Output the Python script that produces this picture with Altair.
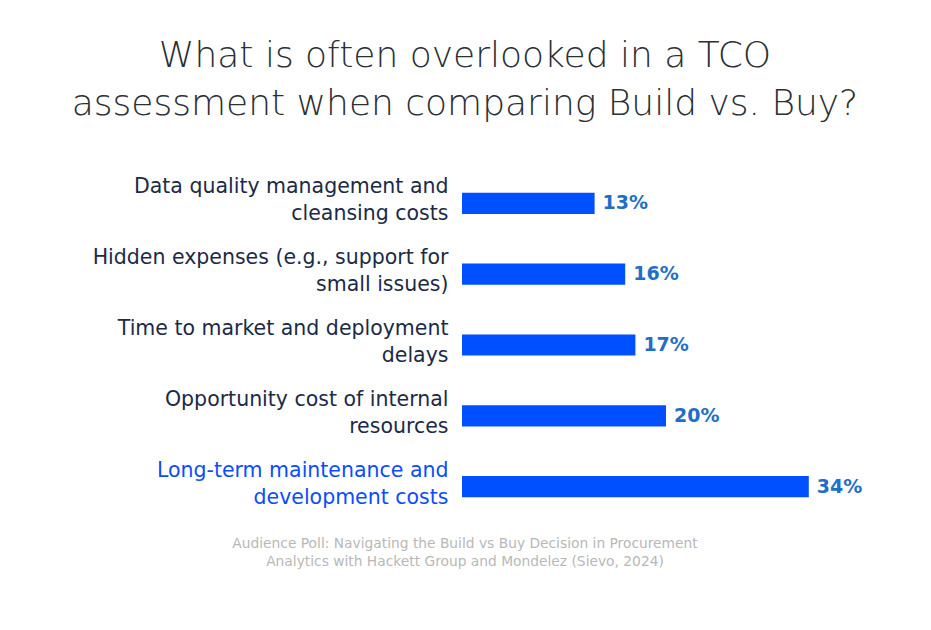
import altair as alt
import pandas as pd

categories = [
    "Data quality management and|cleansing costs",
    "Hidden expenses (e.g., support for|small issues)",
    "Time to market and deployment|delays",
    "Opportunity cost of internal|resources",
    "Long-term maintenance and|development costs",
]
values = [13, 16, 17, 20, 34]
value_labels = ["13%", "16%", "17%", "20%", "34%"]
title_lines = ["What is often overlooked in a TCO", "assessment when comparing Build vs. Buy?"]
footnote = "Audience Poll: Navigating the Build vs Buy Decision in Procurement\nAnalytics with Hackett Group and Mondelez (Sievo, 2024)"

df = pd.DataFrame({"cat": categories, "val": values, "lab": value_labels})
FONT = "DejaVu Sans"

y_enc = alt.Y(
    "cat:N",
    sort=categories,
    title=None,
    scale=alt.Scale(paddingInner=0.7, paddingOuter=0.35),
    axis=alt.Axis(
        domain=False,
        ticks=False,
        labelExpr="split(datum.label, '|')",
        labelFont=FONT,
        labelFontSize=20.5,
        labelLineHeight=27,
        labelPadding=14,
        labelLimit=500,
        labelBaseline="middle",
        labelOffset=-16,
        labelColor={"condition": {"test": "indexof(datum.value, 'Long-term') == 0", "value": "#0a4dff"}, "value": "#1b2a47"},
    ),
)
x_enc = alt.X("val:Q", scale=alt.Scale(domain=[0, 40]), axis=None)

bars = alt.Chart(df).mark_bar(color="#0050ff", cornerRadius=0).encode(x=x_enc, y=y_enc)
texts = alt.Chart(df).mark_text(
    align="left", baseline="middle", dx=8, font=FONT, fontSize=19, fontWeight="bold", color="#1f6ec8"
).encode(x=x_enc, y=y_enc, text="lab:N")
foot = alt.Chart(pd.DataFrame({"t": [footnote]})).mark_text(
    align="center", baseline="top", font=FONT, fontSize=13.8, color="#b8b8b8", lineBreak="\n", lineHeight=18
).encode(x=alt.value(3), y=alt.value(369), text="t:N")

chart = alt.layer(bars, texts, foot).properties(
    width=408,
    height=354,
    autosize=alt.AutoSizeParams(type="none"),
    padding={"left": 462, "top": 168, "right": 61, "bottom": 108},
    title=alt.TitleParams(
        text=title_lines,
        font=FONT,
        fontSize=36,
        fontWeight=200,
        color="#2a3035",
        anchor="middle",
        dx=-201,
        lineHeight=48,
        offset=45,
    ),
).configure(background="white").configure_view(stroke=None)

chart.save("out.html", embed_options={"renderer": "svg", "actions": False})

☆ ☆ ☆ ☆ ☆ ☆ ☆

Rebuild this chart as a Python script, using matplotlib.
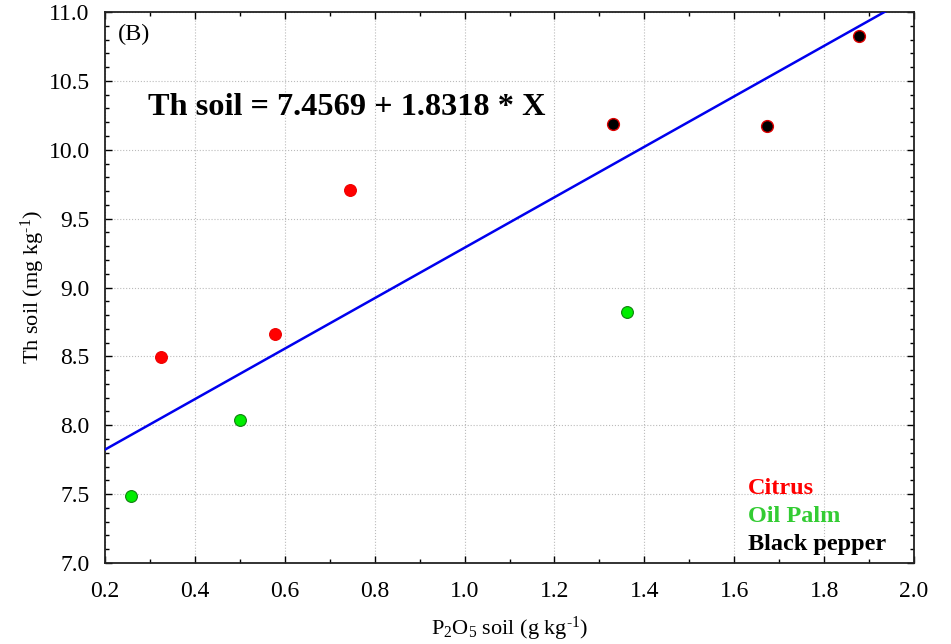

☆ ☆ ☆ ☆ ☆ ☆ ☆

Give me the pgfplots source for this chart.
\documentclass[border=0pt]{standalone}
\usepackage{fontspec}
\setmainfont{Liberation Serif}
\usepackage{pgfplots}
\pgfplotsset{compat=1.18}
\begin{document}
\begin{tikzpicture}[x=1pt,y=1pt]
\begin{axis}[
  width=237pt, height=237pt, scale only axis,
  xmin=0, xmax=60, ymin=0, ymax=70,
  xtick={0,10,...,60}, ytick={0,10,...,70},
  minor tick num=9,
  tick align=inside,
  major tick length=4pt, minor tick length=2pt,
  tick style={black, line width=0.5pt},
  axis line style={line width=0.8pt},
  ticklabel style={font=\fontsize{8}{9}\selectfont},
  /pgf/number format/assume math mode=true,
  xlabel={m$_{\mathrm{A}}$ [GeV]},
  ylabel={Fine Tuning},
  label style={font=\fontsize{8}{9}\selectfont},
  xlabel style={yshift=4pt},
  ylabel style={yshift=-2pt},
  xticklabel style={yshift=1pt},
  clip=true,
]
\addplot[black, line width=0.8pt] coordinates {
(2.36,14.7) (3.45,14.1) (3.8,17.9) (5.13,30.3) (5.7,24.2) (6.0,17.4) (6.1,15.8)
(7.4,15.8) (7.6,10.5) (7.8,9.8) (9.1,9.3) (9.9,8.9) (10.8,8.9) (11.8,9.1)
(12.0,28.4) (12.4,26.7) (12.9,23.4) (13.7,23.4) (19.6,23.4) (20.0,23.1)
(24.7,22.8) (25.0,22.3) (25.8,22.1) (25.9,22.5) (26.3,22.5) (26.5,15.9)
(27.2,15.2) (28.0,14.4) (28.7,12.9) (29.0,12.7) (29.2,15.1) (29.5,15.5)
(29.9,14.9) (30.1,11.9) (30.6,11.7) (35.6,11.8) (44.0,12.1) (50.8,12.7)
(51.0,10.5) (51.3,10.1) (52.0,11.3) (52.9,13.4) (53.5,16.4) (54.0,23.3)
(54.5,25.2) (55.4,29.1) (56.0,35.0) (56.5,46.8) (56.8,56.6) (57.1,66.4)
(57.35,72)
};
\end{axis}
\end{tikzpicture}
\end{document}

☆ ☆ ☆ ☆ ☆ ☆ ☆

SET EXERCISE
Look above for the line with "Output the Python" and the line with "import pandas as pd"; set down those two lines and all lines between them exactly, without pictures and without anything else.

THE RESULT
Output the Python script that produces this picture with Altair.
import altair as alt
import pandas as pd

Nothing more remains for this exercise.